I can’t even begin to cover everything in one post and I’m not even going to pretend to. This is sort of a ‘worst hits’ of the terminology I most commonly see being used by people who are well meaning and struggling for the right word that makes me cringe.
‘Wheelchair bound’/’confined to a wheelchair’: ‘Marika is confined to a wheelchair.’
The term ‘wheelchair bound’ is, as Anna explains in this post about the term at FWD, shackling language.
A better term to use is ‘wheelchair user’: ‘Marika is a wheelchair user.’ ‘Ai uses a wheelchair for mobility.’ Something to bear in mind here is that not all people who use wheelchairs use them all the time; ‘Kayin is a full time wheelchair user.’ ‘Giorgos is a part time wheelchair user.’
‘The disabled’/’The handicapped’: ‘I worry that the disabled won’t be able to access my store.’ ‘Where do the handicapped fit into this social programme?’
We are not a monolith.
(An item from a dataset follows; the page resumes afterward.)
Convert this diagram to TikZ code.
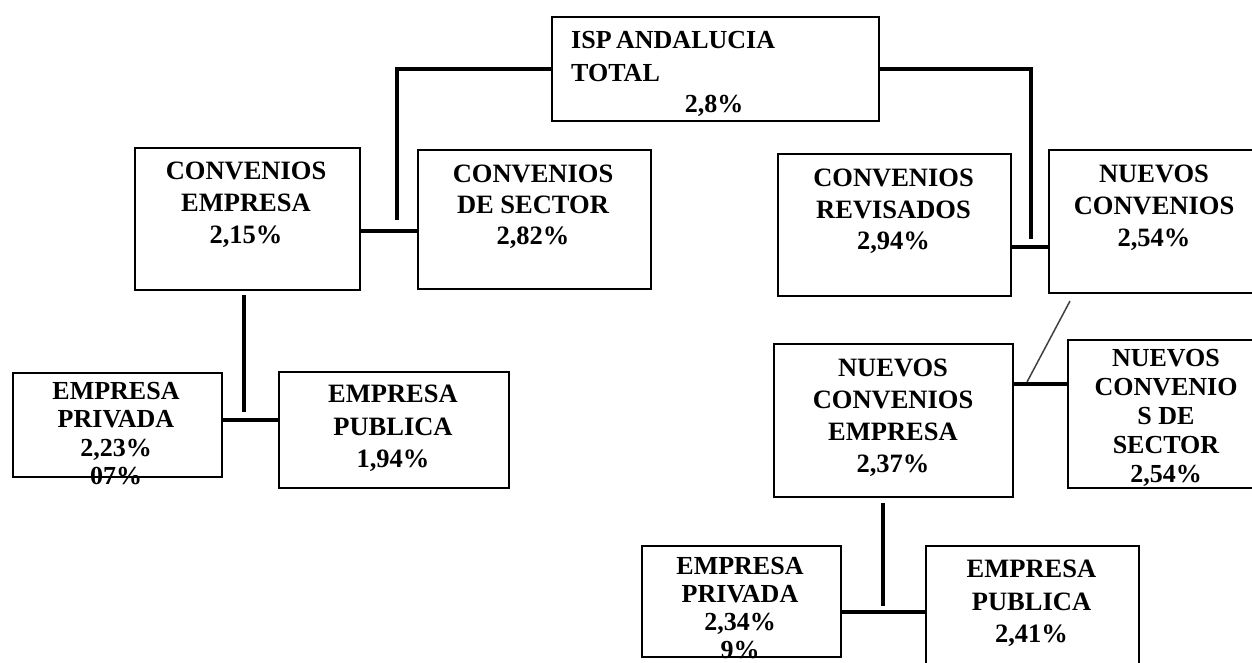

Or a collective noun. Nor are our disabilities the sum total of our identities.
Better term: ‘person with disabilities’/’people with disabilities’: ‘I worry that my store may not be accessible to people with disabilities’. This person-first language is preferred by many people in the United States.
In the United Kingdom, the preferred usage is ‘disabled person’/’disabled persons (or people),’ which has to do with the model of disability used there: ‘Disabled persons need to be able to vote in privacy.’ The term ‘handicapped’ is pretty much deprecated at this point due to negative associations.
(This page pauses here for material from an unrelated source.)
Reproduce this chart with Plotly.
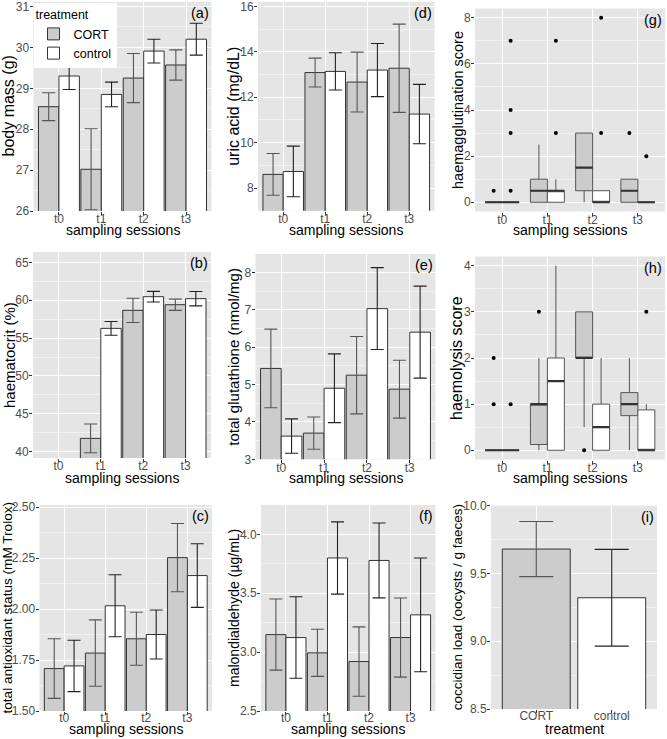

Pretty much, any ‘the [disability-as-a-collective-noun]’ or ‘[person] is a [disability-as-noun]’ framing is inadvisable. People are not their disabilities. Thus, ‘I worry about how this law will impact the d/Deaf community,’ not ‘I worry about how this law will impact the d/Deaf’ and ‘my cousin has bipolar disorder,’ not ‘my cousin is a bipolar.’
For some disabilities, some people may choose identify themselves with a disability-as-adjective framing, using disability as a facet of identity; ‘Ming is quadriplegic’ or ‘Francesca is autistic’ as opposed to ‘Ming has quadriplegia’ or ‘Francesca has autism.’ Not all people identify this way, and not all disabilities can be applied as adjectives in this way. It’s better, when possible, to mirror the language someone uses. If you know someone who identifies as ‘schizophrenic,’ for example, rather than as ‘a person with schizophrenia,’ you could say ‘my friend is schizophrenic.’ Err on the side of caution if you don’t know how someone self-identifies: ‘my friend has schizophrenia.’
‘Suffers from’/’Sufferer’/’Victim of’: ‘Consuelo suffers from depression.’ ‘Gunther is a victim of a traumatic brain injury.’
Disability is not a tragedy. Both of these framings assume that. Someone can be suffering and have a disability, but that doesn’t necessarily mean that the person is suffering because of the disability. (Correlation is not causation!)
Better framing: ‘Consuelo has depression.’ ‘Gunther has a traumatic brain injury.’ These framings are value neutral. They provide information on the disability a person has, without turning it into a melodrama. People can decide of their own volition whether or not they are suffering, what the cause of that suffering is, and how to identify it, if they feel inclined to identify at all.
‘Handicapable’: ‘They rented the handicapable bus so Artie could come too.’
As a general rule, cutesy euphemisms should be avoided.
Better: ‘accessible’: ‘they rented the accessible bus so Artie could come too.’
More to the point, though, why do you need to emphasize that a modified bus is being used at all? It stresses disability-as-other and is a suggestion that ‘accessibility’ is something special or a hardship. Ideally, all buses would be accessible, and thus no special mention would need to be made.
‘Mentally disabled’: ‘Ahmed is mentally disabled.’
Do you mean that Ahmed has an intellectual or cognitive disability? ‘Mentally disabled,’ in addition to often being read (and used) as a slur, is not terribly accurate. Any number of disabilities can involve the brain.
‘Invalid’/’Cripple’: ‘Patrice is an invalid.’
This goes back to the ‘people are not their disabilities’ issue. Oh, and these words are slurs, which is a fantastic reason to not use them as general terms to refer to people with disabilities, although some of us do self-identify as ‘crips.’
Better: ‘Patrice has a disability.’ ‘Francois has multiple sclerosis.’
‘Physically challenged’: ‘Physically challenged athletes from around the world are gathering for the Paralympic Games.’ ‘Karim is physically challenged.’
No. Just. No. Let me tell you about how disability is constantly framed as a ‘challenge’ that must be ‘overcome’ and how much pressure is put on people with disabilities to be ‘brave.’ Actually, I’d rather not. Because this is a narrative about disability that surrounds us and that gets thrust in my face every day.
Better: ‘Disabled.’ ‘Disabled athletes from around the world are gathering for the Paralympic Games.’ ‘Fernando is disabled/has a disability.’
It’s really exciting to me to see more and more nondisabled people thinking about disability, evaluating their own roles in this ableist world, and pushing back on the ableism they identify around them. I’m hoping that getting a little taste of the language used to talk about disability and the language that some people with disabilities prefer in this post will encourage you to seek out more writing on disability and language. I would like to reach a point where the media automatically turns to ‘wheelchair user’ instead of ‘confined to a wheelchair’ and where I can read a post by a nondisabled advocate talking about ableism that doesn’t use ‘the disabled’ to refer to us, when respectful language is the norm and everyone uses it naturally, without even having to think about it.
(Thanks much to abby and Anna for their helpful assistance with edits on this post!)